Training Your Own Models
If you’ve played with the examples from the previous section on NLP, you’ve seen the power of APIs. Send in a picture, get a list of objects in that picture; send in a sentence, and get the emotional tilt of that sentence, or get the sentence back in another language. Magic.
Just as with other areas of software development, sometimes the API you need doesn’t exist and you’ll have to write your own code. A common starting point for AI programming is to select a machine learning algorithm, train it with data (see this Medium post for a set of strategies for getting data), and then expose that trained model via APIs to the rest of your code.
There is a large set of machine learning algorithms with fun names, such as decision trees, random forest, support vector machines, and logistic regression. Each algorithm is best suited for a specific situation depending on how much data you have, how many “features” or dimensions of data you can feed the algorithms, and how sparse or dense the data set is. Sometimes it’s hard to figure out which algorithm to use, and you will have to try a few different algorithms (and combinations of algorithms) to see how they do.
Here are a few good starting points to picking the right ML algorithm to solve your specific problem:
- How to choose machine learning algorithms for Microsoft Azure machine learning
- Stack Overflow answer to “When to choose which machine learning classifer?”
- Scikit-learn documentation: Choosing the right estimator
Deep learning is a class of machine learning that has gotten a lot of well-deserved attention in recent years because it’s working to solve a wide variety of AI problems in vision, natural language processing, and many others. Also, in contrast with many of the other machine learning algorithms where data scientists or software engineers have to figure out which features will lead to good predictions, deep learning approaches figure out the features themselves.

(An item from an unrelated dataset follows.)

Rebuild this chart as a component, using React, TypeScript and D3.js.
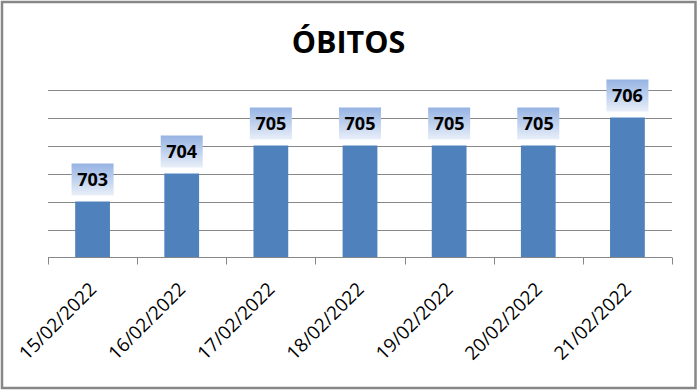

For example, let’s say you were using linear regressions to try to predict the price of a home like Trulia does. With most machine learning approaches, you’d have to figure out “features” — think of them as factors that will drive price like how big the house is, when the house was built, the price of nearby houses, the number of bedrooms and bathrooms. With deep learning, you don’t pick the features. The algorithms essentially find the features for you in the data.
Because (1) it’s working and (2) it figures out features on its own, we’ll spend the rest of the time in this playbook digging into deep learning. But before we continue, this tweet is spot on:
We’d encourage you to try potentially simpler, admittedly less glamorous algorithms before deep learning. Sometimes a linear regression is all you need.
Having said that, deep learning algorithms are incredibly powerful and getting amazing results across many different domains. Professor Christopher Manning, a longtime veteran of NLP research at Stanford, says in his introductory lecture for “CS Natural Language Processing with Deep Learning” that “in the length of my lifetime, I’d actually say it’s unprecedented [for] a field to progress so quickly”.
Deep learning data structures and algorithms were originally inspired by the way neurons in the brain work, but most researchers today will tell you that brains and neural networks used in software like TensorFlow are very different. But if you are interested in the history of how we got here, check out these excellent resources which we’ve ordered by depth, from most concise to most comprehensive, for your reading pleasure.
- Andrew L. Beam, Deep Learning 101
- Andrey Kruenkov, A “Brief” of Neural Nets and Deep Learning
- Haohan Wang and Bhiksha Raj, On the Origin of Deep Learning
- Jurgen Schmidhuber, Deep Learning in Neural Networks: An Overview
By the way, why do we call it “deep learning”? It’s called deep learning because the underlying algorithms work on data structure that looks like a graph of connected nodes, and the nodes are organized into layers. Data goes into the left-most nodes, and the output comes out the right hand side. Between the input and output nodes, there are many layers of other nodes; hence, the network is “deep”. This diagram from Nvidia does a good job of illustrating the concept:
To learn more:
- Watch legend Jeff Dean from the Google Brain team lecture on Large-Scale Deep Learning for Intelligent Computer Systems
- Read Michael Nielsen’s excellent ebook and Website Neural Networks and Deep Learning
You might be wondering why this revolution is happening now given that some of the original ideas date back to the 1950s. The short answer is a common one in technology: bountiful and inexpensive compute, storage, and data. Andrew Ng shares this conceptual graph illustrating how the effectiveness of deep learning improves as you feed it more data and more computing resources:
While the fundamental ideas are generally the same, the scale at which we are using them has changed, and that has brought quantitatively different (and better) results, in part because we can now test ideas we couldn’t test before. Scale constraints created a barrier to evolution. As cloud computing has made large-scale experiments possible, the techniques have evolved and improved significantly.
Professor Geoff Hinton (Google and University of Toronto) discussed why previous approaches failed. The first two reasons he identifies have to do with scale (“Our labeled datasets were thousands of times too small.”) and compute capabilities (“Our computers were millions of times too slow.”), which clearly don’t speak only to the speed of processors but compute capacity in general (i.e., including processor, memory, storage, networking).